Other scholars have strongly objected to Harris's interpretation of the
evidence. But it is clear that the shadow of human sacrifice shades all
assessments of Aztec civilization.
These debates ultimately raise important questions about the role of
moral judgments in historical analysis and the way in which our vision of the
past is influenced by our own political, moral, ethical, and social programs.
In thinking about the past and about societies other than our own, we cannot,
and perhaps should not abandon those programs, but we must always try to
understand other times and other peoples in their own terms.
Conclusion: American Indian Diversity In World Context
By the end of the 15th century, two great imperial systems had risen to
dominate the two major centers of civilization in Mesoamerica and the Andes.

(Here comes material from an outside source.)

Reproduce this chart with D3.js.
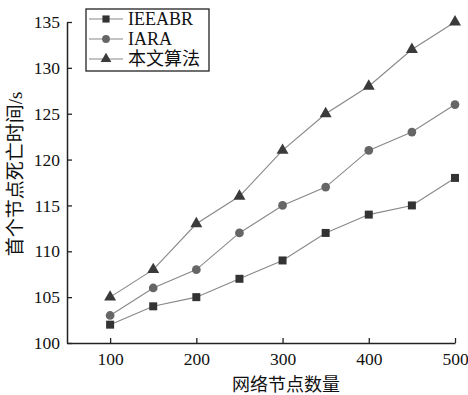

Both of these empires were built on the achievements of their predecessors,
and both reflected a militaristic phase in their area's development. These
empires proved to be fragile - weakened by their own internal strains and the
conflicts that any imperial system creates, but also limited by their
technological inferiority when challenged by Eurasian civilization.
The Aztec and Inca empires were one end of a continuum of cultures that
went from the most simple to the most complex. The Americas contained a broad
range of societies, from great civilizations with millions of people to small
bands of hunters. In many of these societies religion played a dominant role
in defining the relationship between people and their environment and between
the individual and society. How these societies would have developed and what
course the American civilizations might have taken in continued isolation
remains an interesting and unanswerable question. The first European observers
were simultaneously shocked by the "primitive" tribesmen and astounded by the
wealth and accomplishments of civilizations like that of the Aztecs. Europeans
generally saw the Indians as curiously anachronistic. In comparison with
Europe and Asia, the Americas did seem strange - more like ancient Babylon or
Egypt than contemporary China or Europe - except that without the wheel, large
domesticated animals, the plow, and to a large extent metal tools and written
languages, even that comparison is misleading. The relative isolation of the
Americas had remained important in physical and cultural terms, but that
isolation came to an end in 1492 - often with disastrous results.